I've created a Java project based on a C# sample application that was published under the Code Project Open License (CPOL) which sounds to me quite similar to MIT.

As I was the only user of this library for a while I didn't care too much about the concrete licensing. However, I was asked recently to choose one so others might reuse it. I'm in favor of the MIT license because of its simlicity though I'm not sure if I'm allowed to switch as the Java port is some kind of derivative work.

Do I have to stick with the CPOL license or am I allowed to switch to MIT?


I've created a Java project based on a C# sample application that was published under the Code Project Open License (CPOL)

There are two key parts to your question.
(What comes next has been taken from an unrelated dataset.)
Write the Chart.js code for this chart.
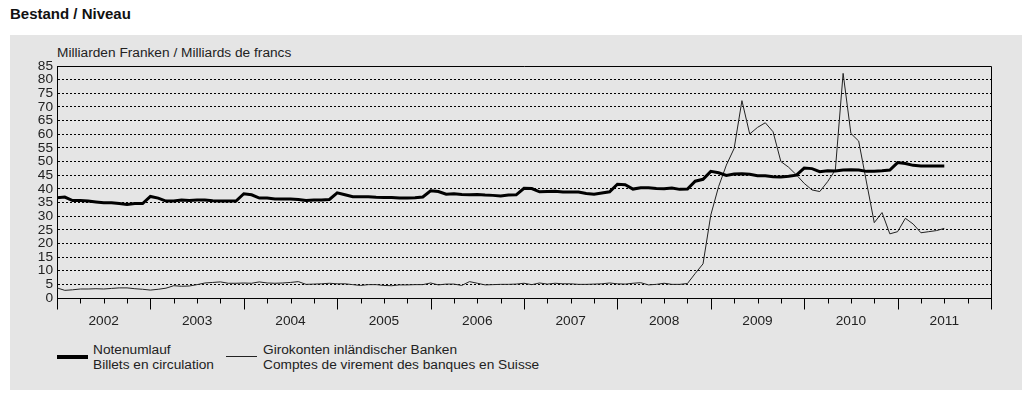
<!DOCTYPE html>
<html>
<head>
<meta charset="utf-8">
<script src="https://cdn.jsdelivr.net/npm/chart.js@4/dist/chart.umd.min.js"></script>
<style>
  body { margin: 0; width: 1030px; height: 396px; background: #fff; font-family: "Liberation Sans", Arial, sans-serif; color: #222; position: relative; overflow: hidden; }
  #title { position: absolute; left: 10px; top: 5px; font-size: 15px; font-weight: bold; color: #111; }
  #panel { position: absolute; left: 10px; top: 35px; width: 1012px; height: 355px; background: #e5e5e5; }
  #unit { position: absolute; left: 57px; top: 45px; font-size: 13.7px; color: #222; }
  #wrap { position: absolute; left: 10px; top: 35px; width: 1012px; height: 300px; }
  .swatch { position: absolute; background: #000; }
  .leg { position: absolute; top: 342px; font-size: 13.7px; line-height: 15px; color: #222; }
</style>
</head>
<body>
<div id="title">Bestand / Niveau</div>
<div id="panel"></div>
<div id="unit">Milliarden Franken / Milliards de francs</div>
<div id="wrap"><canvas id="chart"></canvas></div>
<div class="swatch" style="left:57px; top:355px; width:31px; height:4px;"></div>
<div class="leg" style="left:93px;">Notenumlauf<br>Billets en circulation</div>
<div class="swatch" style="left:226px; top:356px; width:31px; height:1px; background:#222;"></div>
<div class="leg" style="left:263px;">Girokonten inländischer Banken<br>Comptes de virement des banques en Suisse</div>

<script>
// month-end values, index 0 = end of Dec 2001 ... index 114 = end of Jun 2011
const yearLabels = ['2002', '2003', '2004', '2005', '2006', '2007', '2008', '2009', '2010', '2011'];

const notenumlauf = [
  36.7, 37.0, 35.7, 35.7, 35.5, 35.2, 34.9, 34.9, 34.6, 34.3, 34.6, 34.6,
  37.2, 36.6, 35.5, 35.5, 35.9, 35.7, 35.9, 35.9, 35.6, 35.5, 35.5, 35.5,
  38.2, 37.8, 36.6, 36.6, 36.3, 36.3, 36.3, 36.1, 35.7, 35.9, 35.9, 36.1,
  38.5, 37.8, 37.1, 37.1, 37.1, 36.9, 36.8, 36.8, 36.6, 36.6, 36.7, 37.0,
  39.3, 39.0, 38.0, 38.2, 37.9, 37.8, 37.9, 37.7, 37.6, 37.4, 37.7, 37.8,
  40.2, 40.1, 38.9, 39.0, 39.1, 38.8, 38.8, 38.8, 38.3, 38.0, 38.5, 38.9,
  41.7, 41.5, 39.9, 40.4, 40.4, 40.1, 40.0, 40.3, 39.8, 39.9, 42.8, 43.5,
  46.4, 45.9, 44.9, 45.4, 45.5, 45.3, 44.8, 44.8, 44.4, 44.3, 44.6, 45.0,
  47.6, 47.4, 46.3, 46.6, 46.5, 46.9, 47.0, 46.9, 46.4, 46.4, 46.6, 46.9,
  49.6, 49.3, 48.6, 48.4, 48.4, 48.4, 48.4
];

const girokonten = [
  3.7, 2.8, 3.0, 3.3, 3.3, 3.4, 3.3, 3.5, 3.7, 3.7, 3.4, 3.2,
  2.9, 3.2, 3.6, 4.5, 4.3, 4.4, 4.9, 5.5, 5.7, 5.9, 5.4, 5.4,
  5.5, 5.4, 5.9, 5.5, 5.4, 5.5, 5.7, 6.0, 5.0, 5.1, 5.2, 5.4,
  5.2, 5.2, 4.9, 4.6, 4.9, 4.9, 4.6, 4.5, 4.8, 4.8, 4.9, 4.9,
  5.5, 4.8, 5.1, 5.1, 4.6, 6.0, 5.4, 4.8, 4.9, 5.0, 5.0, 5.1,
  5.4, 4.9, 5.5, 5.1, 5.4, 5.2, 5.2, 5.0, 5.0, 5.1, 5.2, 5.5,
  5.2, 5.1, 5.4, 5.6, 4.8, 5.0, 5.4, 5.0, 5.0, 5.3, 9.0, 12.5,
  30.4, 40.8, 48.7, 54.8, 72.3, 60.1, 62.5, 64.2, 60.9, 50.0, 47.9, 45.1,
  42.0, 39.6, 39.0, 42.6, 46.9, 82.3, 60.3, 57.5, 42.5, 27.6, 31.3, 23.5,
  24.3, 29.2, 27.1, 23.9, 24.3, 24.7, 25.5
];

const toPoints = arr => arr.map((v, i) => ({ x: i, y: v }));

// solid top/right frame plus year and quarter tick marks under the x axis
const frameTicks = {
  id: 'frameTicks',
  afterDraw(chart) {
    const { ctx, chartArea } = chart;
    const xs = chart.scales.x;
    ctx.save();
    ctx.strokeStyle = '#000';
    ctx.lineWidth = 1;
    ctx.beginPath();
    const top = Math.round(chartArea.top) + 0.5;
    const right = Math.round(chartArea.right) + 0.5;
    const bottom = Math.round(chartArea.bottom) + 0.5;
    ctx.moveTo(Math.round(chartArea.left), top);
    ctx.lineTo(right, top);
    ctx.lineTo(right, bottom);
    for (let m = 0; m <= 120; m += 3) {
      const px = Math.round(xs.getPixelForValue(m)) + 0.5;
      ctx.moveTo(px, bottom);
      ctx.lineTo(px, bottom + (m % 12 === 0 ? 11 : 5));
    }
    ctx.stroke();
    ctx.restore();
  }
};

new Chart(document.getElementById('chart').getContext('2d'), {
  type: 'line',
  data: {
    datasets: [
      {
        label: 'Notenumlauf',
        data: toPoints(notenumlauf),
        borderColor: '#000',
        borderWidth: 3,
        pointRadius: 0,
        tension: 0,
        fill: false,
      },
      {
        label: 'Girokonten inländischer Banken',
        data: toPoints(girokonten),
        borderColor: '#222',
        borderWidth: 1,
        pointRadius: 0,
        tension: 0,
        fill: false,
      },
    ],
  },
  options: {
    responsive: true,
    maintainAspectRatio: false,
    animation: false,
    layout: { padding: { top: 31, right: 31, left: 0, bottom: 0 } },
    plugins: {
      legend: { display: false },
      tooltip: { enabled: false },
    },
    scales: {
      x: {
        type: 'linear',
        min: 0,
        max: 120,
        grid: { display: false },
        border: { color: '#000', width: 1 },
        ticks: {
          stepSize: 6,
          autoSkip: false,
          maxRotation: 0,
          padding: 7,
          color: '#222',
          font: { size: 13.7, family: 'Liberation Sans' },
          callback: v => (v % 12 === 6 ? yearLabels[(v - 6) / 12] : ''),
        },
        afterFit: s => { s.height = 37; },
      },
      y: {
        min: 0,
        max: 85,
        grid: { color: '#000', lineWidth: 1, drawTicks: false },
        border: { color: '#000', width: 1, dash: [2, 2] },
        ticks: {
          stepSize: 5,
          autoSkip: false,
          padding: 4,
          color: '#222',
          font: { size: 13.7, family: 'Liberation Sans', lineHeight: 1 },
        },
        afterFit: s => { s.width = 47; },
      },
    },
  },
  plugins: [frameTicks],
});
</script>
</body>
</html>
I've created a Java project

If you create a project, you usually own the copyright. You are permitted to license it however you please. (exception outside the scope of this question: work-for-hire, which is usually the case when you are paid to create intellectual property).

based on a C# sample application

...unless it is a derivative work. Then the path forward is less clear. In general if you create a clean room implementation you may be making software the interoperates with other software, or is conceptually based on other software. However, if you do not actually use any intellectual property, you generally own the copyright to the new work. Ask a lawyer who specializes in intellectual property law in your jurisdiction to be sure.
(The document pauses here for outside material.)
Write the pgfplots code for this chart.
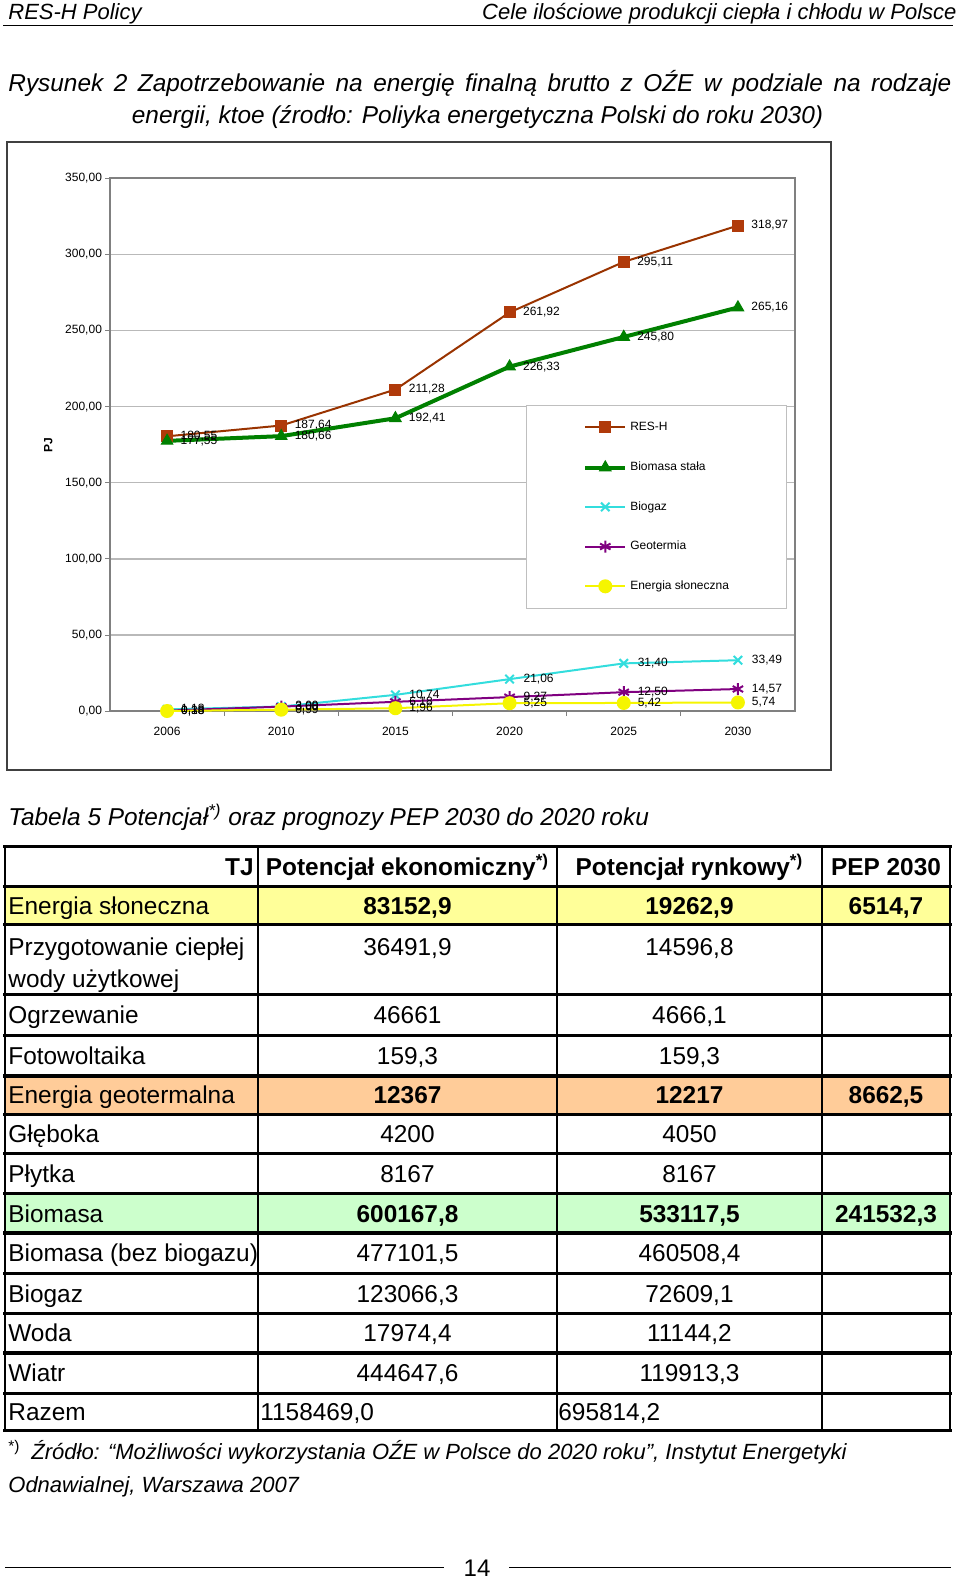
\documentclass[border=0pt]{standalone}
\usepackage{pgfplots}
\usepackage{pgfplotstable}
\pgfplotsset{compat=1.18}
\usepackage{fontspec}
\setmainfont{Liberation Sans}
\definecolor{cres}{HTML}{993300}
\definecolor{cresm}{HTML}{B03A0A}
\definecolor{cbio}{HTML}{008000}
\definecolor{cgaz}{HTML}{33DDDD}
\definecolor{cgeo}{HTML}{800080}
\definecolor{csol}{HTML}{F5F500}
\definecolor{fyel}{HTML}{FFFF99}
\definecolor{fora}{HTML}{FFCC99}
\definecolor{fgre}{HTML}{CCFFCC}
\newcommand{\hdr}{\fontsize{11pt}{13pt}\selectfont\itshape}
\newcommand{\ttl}{\fontsize{12.2pt}{14pt}\selectfont\itshape}
\newcommand{\tbl}{\fontsize{12.2pt}{14pt}\selectfont}
\newcommand{\ftn}{\fontsize{11pt}{13pt}\selectfont\itshape}
\newcommand{\chf}{\fontsize{6pt}{7pt}\selectfont}
\newcommand{\rowtxt}[5]{%
  \node[anchor=base west,inner sep=0] at (8,#1) {\tbl #2};
  \node[anchor=base,inner sep=0] at (407.5,#1) {\tbl #3};
  \node[anchor=base,inner sep=0] at (689.5,#1) {\tbl #4};
  \node[anchor=base,inner sep=0] at (886,#1) {\tbl #5};}

\pgfplotstableread{
x res bio gaz geo sol
0 180.55 177.55 1.18 0.38 0.13
1 187.64 180.66 3.09 3.00 0.99
2 211.28 192.41 10.74 6.18 1.96
3 261.92 226.33 21.06 9.27 5.25
4 295.11 245.80 31.40 12.50 5.42
5 318.97 265.16 33.49 14.57 5.74
}\datatab

\begin{document}
\begin{tikzpicture}
\useasboundingbox (0,0) rectangle (480pt,-789.5pt);
\begin{scope}[x=0.5pt,y=-0.5pt]
 \node[anchor=base west,inner sep=0] at (8,19.5) {\hdr RES-H Policy};
 \node[anchor=base east,inner sep=0] at (957,19.5) {\hdr Cele ilościowe produkcji ciepła i chłodu w Polsce};
 \draw[line width=0.75pt] (3,25.5) -- (953,25.5);
 \node[anchor=base west,inner sep=0] at (8,91) {\ttl\makebox[471.5pt][s]{Rysunek 2 Zapotrzebowanie na energię finalną brutto z OŹE w podziale na rodzaje}};
 \node[anchor=base,inner sep=0] at (477.5,123) {\ttl energii, ktoe (źrodło: Poliyka energetyczna Polski do roku 2030)};
 \draw[black!75,line width=0.7pt] (7,142) rectangle (831,770);
\end{scope}

\begin{axis}[
  at={(55pt,-355.6pt)}, anchor=south west,
  scale only axis, width=342.5pt, height=266.45pt,
  xmin=-0.5, xmax=5.5, ymin=0, ymax=350,
  xtick={0,...,5}, xticklabels={2006,2010,2015,2020,2025,2030},
  major x tick style={draw=none},
  minor xtick={0.5,1.5,2.5,3.5,4.5},
  ytick={0,50,...,350},
  tick pos=left,
  tick align=outside, major tick length=2.5pt, minor tick length=2.5pt,
  tick style={gray, line width=0.5pt},
  ymajorgrids, major grid style={gray!55, line width=0.6pt},
  axis line style={gray, line width=1pt},
  /pgf/number format/assume math mode=true,
  /pgf/number format/fixed, /pgf/number format/fixed zerofill,
  /pgf/number format/precision=2, /pgf/number format/use comma,
  tick label style={font=\chf},
  yticklabel style={xshift=2pt},
  xticklabel style={yshift=-2pt},
  ylabel={PJ},
  every axis y label/.style={at={(rel axis cs:0,0.5)}, xshift=-30.8pt, anchor=center, rotate=90, font=\chf\bfseries},
  nodes near coords={\pgfmathprintnumber[fixed,fixed zerofill,precision=2,use comma,assume math mode=true]{\pgfplotspointmeta}},
  nodes near coords align={west},
  every node near coord/.append style={font=\chf, inner sep=0pt, xshift=6.5pt, text=black},
  legend cell align=left,
  legend style={at={(axis cs:3.142,201.1)}, anchor=north west, draw=gray!50, line width=0.5pt, font=\chf, inner xsep=28.5pt, inner ysep=8pt, row sep=13.9pt, column sep=1.5pt, nodes={inner sep=0pt, text height=4.5pt, text depth=1.3pt}},
  legend image code/.code={\draw[mark repeat=2,mark phase=2,#1] plot coordinates {(0pt,0pt) (10pt,0pt) (20pt,0pt)};},
]
\addplot[cres, line width=1pt, mark=square*, mark size=2.75pt, mark options={fill=cresm, draw=cresm, solid, line width=0.5pt}] table[x=x,y=res]{\datatab};
\addlegendentry{RES-H}
\addplot[cbio, line width=2pt, mark=triangle*, mark size=3.3pt, mark options={fill=cbio, line width=0.5pt}] table[x=x,y=bio]{\datatab};
\addlegendentry{Biomasa stała}
\addplot[cgaz, line width=1pt, mark=x, mark size=3pt, mark options={line width=1pt}] table[x=x,y=gaz]{\datatab};
\addlegendentry{Biogaz}
\addplot[cgeo, line width=1pt, mark=asterisk, mark size=3pt, mark options={line width=1pt}] table[x=x,y=geo]{\datatab};
\addlegendentry{Geotermia}
\addplot[csol, line width=1pt, mark=*, mark size=3pt, mark options={fill=csol, draw=csol}] table[x=x,y=sol]{\datatab};
\addlegendentry{Energia słoneczna}
\end{axis}

\begin{scope}[x=0.5pt,y=-0.5pt]
 \node[anchor=base west,inner sep=0] at (8,825) {\ttl Tabela 5 Potencjał\textsuperscript{*)} oraz prognozy PEP 2030 do 2020 roku};
 \fill[fyel] (5,886.5) rectangle (950,924.7);
 \fill[fora] (5,1075.9) rectangle (950,1114.1);
 \fill[fgre] (5,1193.7) rectangle (950,1233.0);
 \foreach \yy in {846.2, 886.5, 924.7, 994.3, 1035.6, 1075.9, 1114.1, 1153.4, 1193.7, 1233.0, 1273.3, 1313.6, 1352.9, 1393.2, 1430.4}
   \draw[line width=1.6pt, line cap=rect] (5,\yy) -- (950,\yy);
 \foreach \xx in {5,258,557,822,950}
   \draw[line width=1.2pt] (\xx,846.2) -- (\xx,1430.4);
 \node[anchor=base east,inner sep=0] at (254,875) {\tbl\bfseries TJ};
 \node[anchor=base,inner sep=0] at (407.5,875) {\tbl\bfseries Potencjał ekonomiczny\textsuperscript{*)}};
 \node[anchor=base,inner sep=0] at (689.5,875) {\tbl\bfseries Potencjał rynkowy\textsuperscript{*)}};
 \node[anchor=base,inner sep=0] at (886,875) {\tbl\bfseries PEP 2030};
 \rowtxt{914}{Energia słoneczna}{\bfseries 83152,9}{\bfseries 19262,9}{\bfseries 6514,7}
 \rowtxt{955.5}{Przygotowanie ciepłej}{36491,9}{14596,8}{}
 \node[anchor=base west,inner sep=0] at (8,987.5) {\tbl wody użytkowej};
 \rowtxt{1023.5}{Ogrzewanie}{46661}{4666,1}{}
 \rowtxt{1064}{Fotowoltaika}{159,3}{159,3}{}
 \rowtxt{1103.5}{Energia geotermalna}{\bfseries 12367}{\bfseries 12217}{\bfseries 8662,5}
 \rowtxt{1142}{Głęboka}{4200}{4050}{}
 \rowtxt{1182}{Płytka}{8167}{8167}{}
 \rowtxt{1222}{Biomasa}{\bfseries 600167,8}{\bfseries 533117,5}{\bfseries 241532,3}
 \rowtxt{1261.5}{Biomasa (bez biogazu)}{477101,5}{460508,4}{}
 \rowtxt{1302}{Biogaz}{123066,3}{72609,1}{}
 \rowtxt{1341.5}{Woda}{17974,4}{11144,2}{}
 \rowtxt{1381.5}{Wiatr}{444647,6}{119913,3}{}
 \node[anchor=base west,inner sep=0] at (8,1420) {\tbl Razem};
 \node[anchor=base west,inner sep=0] at (260,1420) {\tbl 1158469,0};
 \node[anchor=base west,inner sep=0] at (558,1420) {\tbl 695814,2};
 \node[anchor=base west,inner sep=0] at (8,1459.5) {\ftn\textsuperscript{\upshape *)}};
 \node[anchor=base west,inner sep=0] at (31,1459.5) {\ftn Źródło: “Możliwości wykorzystania OŹE w Polsce do 2020 roku”, Instytut Energetyki};
 \node[anchor=base west,inner sep=0] at (8,1492) {\ftn Odnawialnej, Warszawa 2007};
 \draw[line width=0.6pt] (5,1567.5) -- (444,1567.5);
 \draw[line width=0.6pt] (509,1567.5) -- (951,1567.5);
 \node[anchor=base,inner sep=0] at (477,1576) {\fontsize{12pt}{14pt}\selectfont 14};
\end{scope}
\end{tikzpicture}
\end{document}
If your work is a derivative work, you must comply with the licensing terms of the original work, or negotiate different terms with the copyright owner of the original work.

In summary:

  1. Determine if your work is an original or derivative work.
  2. If it is a derivative work, review the license with a lawyer or contact the original author for special licensing terms or to grant you full copyright control over your derivative work.
  • I have contacted the original author now as this is probably the safest solution. As this is a non-profit, open source project I think including a lawyer is like shooting a cannonball onto a fly and may produce monetary costs I'm not very keen on. The tricky part here is, at what point does a derivative work may become non-derivative? If the initial design was based on some other design and a rework changed the code but still reuses portion of the old code, is it still derivative? I think there is no fine line here which makes things overly complicated IMO – Roman Vottner Nov 4 '16 at 9:59
  • @RomanVottner odds are nobody cares and you are in the clear. But stranger things have happened, and it is always a good idea to be proactive and play it safe. – user22815 Nov 4 '16 at 13:33
  • The origin author responded quickly and was fine with me changing the license to MIT. I hope that this may even last infront of a courtyard but as both licenses are quite similar I think it should be fine – Roman Vottner Nov 4 '16 at 13:57

I'd prefer to ask the author of the original package. He may grant you any type of license beyond the original license.